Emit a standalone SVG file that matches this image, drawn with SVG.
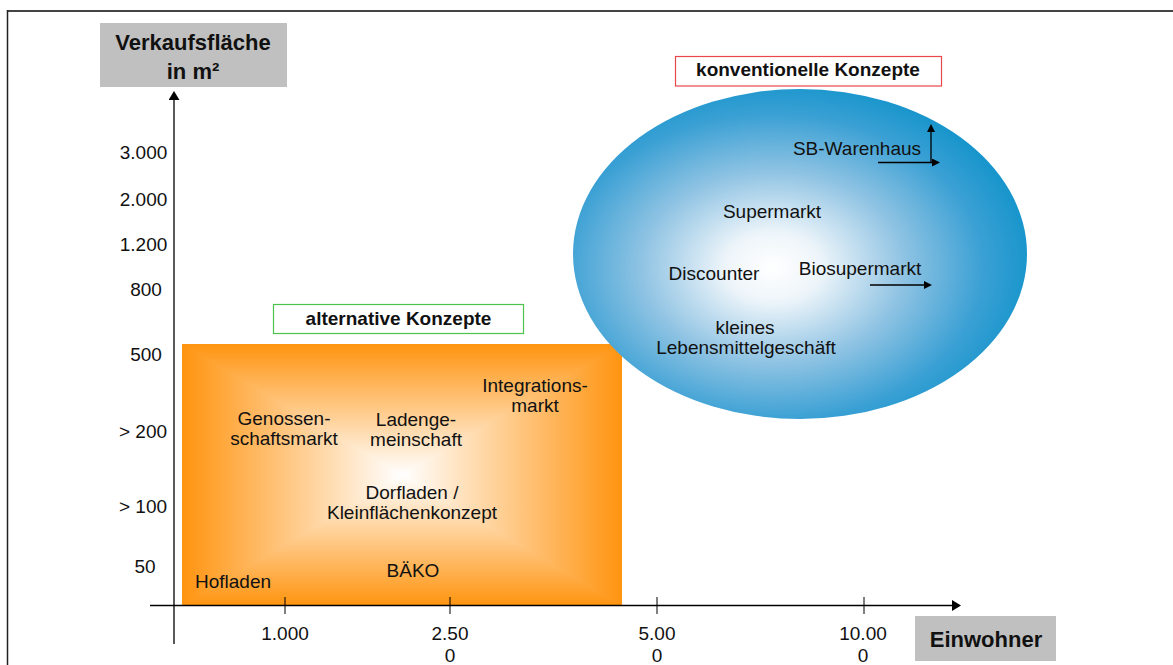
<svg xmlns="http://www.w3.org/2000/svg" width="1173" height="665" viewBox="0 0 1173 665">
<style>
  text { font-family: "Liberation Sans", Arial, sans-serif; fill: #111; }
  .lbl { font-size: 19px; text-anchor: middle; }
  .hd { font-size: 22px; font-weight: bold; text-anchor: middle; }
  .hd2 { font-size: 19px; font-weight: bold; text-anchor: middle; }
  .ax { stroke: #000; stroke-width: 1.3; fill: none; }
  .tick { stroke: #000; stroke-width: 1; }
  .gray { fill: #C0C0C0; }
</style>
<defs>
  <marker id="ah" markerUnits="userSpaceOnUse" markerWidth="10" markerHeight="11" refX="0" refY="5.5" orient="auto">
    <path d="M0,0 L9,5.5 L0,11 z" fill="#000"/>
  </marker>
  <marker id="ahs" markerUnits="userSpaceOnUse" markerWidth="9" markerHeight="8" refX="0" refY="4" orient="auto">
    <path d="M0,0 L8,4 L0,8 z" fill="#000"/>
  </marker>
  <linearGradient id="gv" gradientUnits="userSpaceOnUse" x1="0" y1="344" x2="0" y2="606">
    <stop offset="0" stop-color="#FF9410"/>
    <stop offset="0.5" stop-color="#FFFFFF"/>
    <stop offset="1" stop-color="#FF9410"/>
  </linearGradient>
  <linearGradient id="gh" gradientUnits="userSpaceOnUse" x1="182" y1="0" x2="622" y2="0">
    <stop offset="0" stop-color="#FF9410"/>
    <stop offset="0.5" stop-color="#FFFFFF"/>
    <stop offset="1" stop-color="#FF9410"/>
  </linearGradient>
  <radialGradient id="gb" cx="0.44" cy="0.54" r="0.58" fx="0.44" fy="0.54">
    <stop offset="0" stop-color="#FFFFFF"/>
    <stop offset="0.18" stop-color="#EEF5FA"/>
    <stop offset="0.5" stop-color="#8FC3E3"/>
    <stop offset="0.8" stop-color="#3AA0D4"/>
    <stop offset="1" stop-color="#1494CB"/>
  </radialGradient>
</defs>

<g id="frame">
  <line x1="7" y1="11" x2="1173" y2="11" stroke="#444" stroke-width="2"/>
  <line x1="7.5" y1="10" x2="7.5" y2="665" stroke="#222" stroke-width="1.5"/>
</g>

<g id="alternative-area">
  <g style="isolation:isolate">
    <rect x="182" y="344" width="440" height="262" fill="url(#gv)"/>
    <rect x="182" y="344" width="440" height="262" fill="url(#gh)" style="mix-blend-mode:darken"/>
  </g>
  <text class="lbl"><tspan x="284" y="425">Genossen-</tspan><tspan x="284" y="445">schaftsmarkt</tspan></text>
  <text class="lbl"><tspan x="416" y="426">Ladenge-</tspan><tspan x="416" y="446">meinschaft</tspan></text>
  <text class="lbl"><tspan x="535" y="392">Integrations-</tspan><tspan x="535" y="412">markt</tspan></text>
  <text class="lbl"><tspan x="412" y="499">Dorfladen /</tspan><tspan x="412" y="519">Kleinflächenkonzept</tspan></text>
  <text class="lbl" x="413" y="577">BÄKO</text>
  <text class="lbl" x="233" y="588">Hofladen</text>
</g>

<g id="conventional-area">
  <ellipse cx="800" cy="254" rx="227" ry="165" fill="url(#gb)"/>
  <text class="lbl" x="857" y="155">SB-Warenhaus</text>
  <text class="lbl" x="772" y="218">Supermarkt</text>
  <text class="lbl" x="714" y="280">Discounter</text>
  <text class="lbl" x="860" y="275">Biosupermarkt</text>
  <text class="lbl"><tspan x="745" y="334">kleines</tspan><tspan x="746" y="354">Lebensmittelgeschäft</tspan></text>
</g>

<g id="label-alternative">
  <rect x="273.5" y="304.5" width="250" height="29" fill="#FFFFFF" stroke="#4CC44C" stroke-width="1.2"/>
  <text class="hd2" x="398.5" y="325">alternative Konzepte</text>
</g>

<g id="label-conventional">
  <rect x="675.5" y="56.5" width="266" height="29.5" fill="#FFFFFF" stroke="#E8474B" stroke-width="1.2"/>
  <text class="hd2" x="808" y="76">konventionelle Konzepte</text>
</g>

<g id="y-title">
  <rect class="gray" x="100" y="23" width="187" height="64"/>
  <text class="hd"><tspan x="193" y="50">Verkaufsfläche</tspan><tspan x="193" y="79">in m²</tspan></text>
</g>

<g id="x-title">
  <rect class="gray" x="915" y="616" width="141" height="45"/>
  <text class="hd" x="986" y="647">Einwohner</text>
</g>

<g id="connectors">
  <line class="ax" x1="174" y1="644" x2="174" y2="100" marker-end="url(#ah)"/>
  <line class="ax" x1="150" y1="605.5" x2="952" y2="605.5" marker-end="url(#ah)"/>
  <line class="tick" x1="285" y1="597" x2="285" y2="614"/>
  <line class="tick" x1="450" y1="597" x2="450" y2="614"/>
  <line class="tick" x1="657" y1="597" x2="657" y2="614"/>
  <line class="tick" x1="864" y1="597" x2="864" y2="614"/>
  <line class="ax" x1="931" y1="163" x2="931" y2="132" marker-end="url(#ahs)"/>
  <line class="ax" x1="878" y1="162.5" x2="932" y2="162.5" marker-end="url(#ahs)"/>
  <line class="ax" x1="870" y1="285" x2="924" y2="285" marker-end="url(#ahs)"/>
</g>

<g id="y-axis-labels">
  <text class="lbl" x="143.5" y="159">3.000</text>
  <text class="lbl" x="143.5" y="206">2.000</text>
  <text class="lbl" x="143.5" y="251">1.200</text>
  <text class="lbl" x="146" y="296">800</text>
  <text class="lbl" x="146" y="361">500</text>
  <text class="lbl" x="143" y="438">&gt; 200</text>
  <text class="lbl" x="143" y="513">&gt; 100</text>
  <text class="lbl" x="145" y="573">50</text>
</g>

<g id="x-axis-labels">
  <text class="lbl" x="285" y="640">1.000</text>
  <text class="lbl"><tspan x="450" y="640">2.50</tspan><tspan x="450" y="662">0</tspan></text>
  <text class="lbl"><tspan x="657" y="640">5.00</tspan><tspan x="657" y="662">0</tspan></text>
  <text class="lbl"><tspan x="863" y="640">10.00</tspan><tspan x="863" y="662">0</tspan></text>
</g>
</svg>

**Work to do**
Take the listing above and print it exactly, apart from the pictures.

**Response to the task**
Emit a standalone SVG file that matches this image, drawn with SVG.
<svg xmlns="http://www.w3.org/2000/svg" width="1173" height="665" viewBox="0 0 1173 665">
<style>
  text { font-family: "Liberation Sans", Arial, sans-serif; fill: #111; }
  .lbl { font-size: 19px; text-anchor: middle; }
  .hd { font-size: 22px; font-weight: bold; text-anchor: middle; }
  .hd2 { font-size: 19px; font-weight: bold; text-anchor: middle; }
  .ax { stroke: #000; stroke-width: 1.3; fill: none; }
  .tick { stroke: #000; stroke-width: 1; }
  .gray { fill: #C0C0C0; }
</style>
<defs>
  <marker id="ah" markerUnits="userSpaceOnUse" markerWidth="10" markerHeight="11" refX="0" refY="5.5" orient="auto">
    <path d="M0,0 L9,5.5 L0,11 z" fill="#000"/>
  </marker>
  <marker id="ahs" markerUnits="userSpaceOnUse" markerWidth="9" markerHeight="8" refX="0" refY="4" orient="auto">
    <path d="M0,0 L8,4 L0,8 z" fill="#000"/>
  </marker>
  <linearGradient id="gv" gradientUnits="userSpaceOnUse" x1="0" y1="344" x2="0" y2="606">
    <stop offset="0" stop-color="#FF9410"/>
    <stop offset="0.5" stop-color="#FFFFFF"/>
    <stop offset="1" stop-color="#FF9410"/>
  </linearGradient>
  <linearGradient id="gh" gradientUnits="userSpaceOnUse" x1="182" y1="0" x2="622" y2="0">
    <stop offset="0" stop-color="#FF9410"/>
    <stop offset="0.5" stop-color="#FFFFFF"/>
    <stop offset="1" stop-color="#FF9410"/>
  </linearGradient>
  <radialGradient id="gb" cx="0.44" cy="0.54" r="0.58" fx="0.44" fy="0.54">
    <stop offset="0" stop-color="#FFFFFF"/>
    <stop offset="0.18" stop-color="#EEF5FA"/>
    <stop offset="0.5" stop-color="#8FC3E3"/>
    <stop offset="0.8" stop-color="#3AA0D4"/>
    <stop offset="1" stop-color="#1494CB"/>
  </radialGradient>
</defs>

<g id="frame">
  <line x1="7" y1="11" x2="1173" y2="11" stroke="#444" stroke-width="2"/>
  <line x1="7.5" y1="10" x2="7.5" y2="665" stroke="#222" stroke-width="1.5"/>
</g>

<g id="alternative-area">
  <g style="isolation:isolate">
    <rect x="182" y="344" width="440" height="262" fill="url(#gv)"/>
    <rect x="182" y="344" width="440" height="262" fill="url(#gh)" style="mix-blend-mode:darken"/>
  </g>
  <text class="lbl"><tspan x="284" y="425">Genossen-</tspan><tspan x="284" y="445">schaftsmarkt</tspan></text>
  <text class="lbl"><tspan x="416" y="426">Ladenge-</tspan><tspan x="416" y="446">meinschaft</tspan></text>
  <text class="lbl"><tspan x="535" y="392">Integrations-</tspan><tspan x="535" y="412">markt</tspan></text>
  <text class="lbl"><tspan x="412" y="499">Dorfladen /</tspan><tspan x="412" y="519">Kleinflächenkonzept</tspan></text>
  <text class="lbl" x="413" y="577">BÄKO</text>
  <text class="lbl" x="233" y="588">Hofladen</text>
</g>

<g id="conventional-area">
  <ellipse cx="800" cy="254" rx="227" ry="165" fill="url(#gb)"/>
  <text class="lbl" x="857" y="155">SB-Warenhaus</text>
  <text class="lbl" x="772" y="218">Supermarkt</text>
  <text class="lbl" x="714" y="280">Discounter</text>
  <text class="lbl" x="860" y="275">Biosupermarkt</text>
  <text class="lbl"><tspan x="745" y="334">kleines</tspan><tspan x="746" y="354">Lebensmittelgeschäft</tspan></text>
</g>

<g id="label-alternative">
  <rect x="273.5" y="304.5" width="250" height="29" fill="#FFFFFF" stroke="#4CC44C" stroke-width="1.2"/>
  <text class="hd2" x="398.5" y="325">alternative Konzepte</text>
</g>

<g id="label-conventional">
  <rect x="675.5" y="56.5" width="266" height="29.5" fill="#FFFFFF" stroke="#E8474B" stroke-width="1.2"/>
  <text class="hd2" x="808" y="76">konventionelle Konzepte</text>
</g>

<g id="y-title">
  <rect class="gray" x="100" y="23" width="187" height="64"/>
  <text class="hd"><tspan x="193" y="50">Verkaufsfläche</tspan><tspan x="193" y="79">in m²</tspan></text>
</g>

<g id="x-title">
  <rect class="gray" x="915" y="616" width="141" height="45"/>
  <text class="hd" x="986" y="647">Einwohner</text>
</g>

<g id="connectors">
  <line class="ax" x1="174" y1="644" x2="174" y2="100" marker-end="url(#ah)"/>
  <line class="ax" x1="150" y1="605.5" x2="952" y2="605.5" marker-end="url(#ah)"/>
  <line class="tick" x1="285" y1="597" x2="285" y2="614"/>
  <line class="tick" x1="450" y1="597" x2="450" y2="614"/>
  <line class="tick" x1="657" y1="597" x2="657" y2="614"/>
  <line class="tick" x1="864" y1="597" x2="864" y2="614"/>
  <line class="ax" x1="931" y1="163" x2="931" y2="132" marker-end="url(#ahs)"/>
  <line class="ax" x1="878" y1="162.5" x2="932" y2="162.5" marker-end="url(#ahs)"/>
  <line class="ax" x1="870" y1="285" x2="924" y2="285" marker-end="url(#ahs)"/>
</g>

<g id="y-axis-labels">
  <text class="lbl" x="143.5" y="159">3.000</text>
  <text class="lbl" x="143.5" y="206">2.000</text>
  <text class="lbl" x="143.5" y="251">1.200</text>
  <text class="lbl" x="146" y="296">800</text>
  <text class="lbl" x="146" y="361">500</text>
  <text class="lbl" x="143" y="438">&gt; 200</text>
  <text class="lbl" x="143" y="513">&gt; 100</text>
  <text class="lbl" x="145" y="573">50</text>
</g>

<g id="x-axis-labels">
  <text class="lbl" x="285" y="640">1.000</text>
  <text class="lbl"><tspan x="450" y="640">2.50</tspan><tspan x="450" y="662">0</tspan></text>
  <text class="lbl"><tspan x="657" y="640">5.00</tspan><tspan x="657" y="662">0</tspan></text>
  <text class="lbl"><tspan x="863" y="640">10.00</tspan><tspan x="863" y="662">0</tspan></text>
</g>
</svg>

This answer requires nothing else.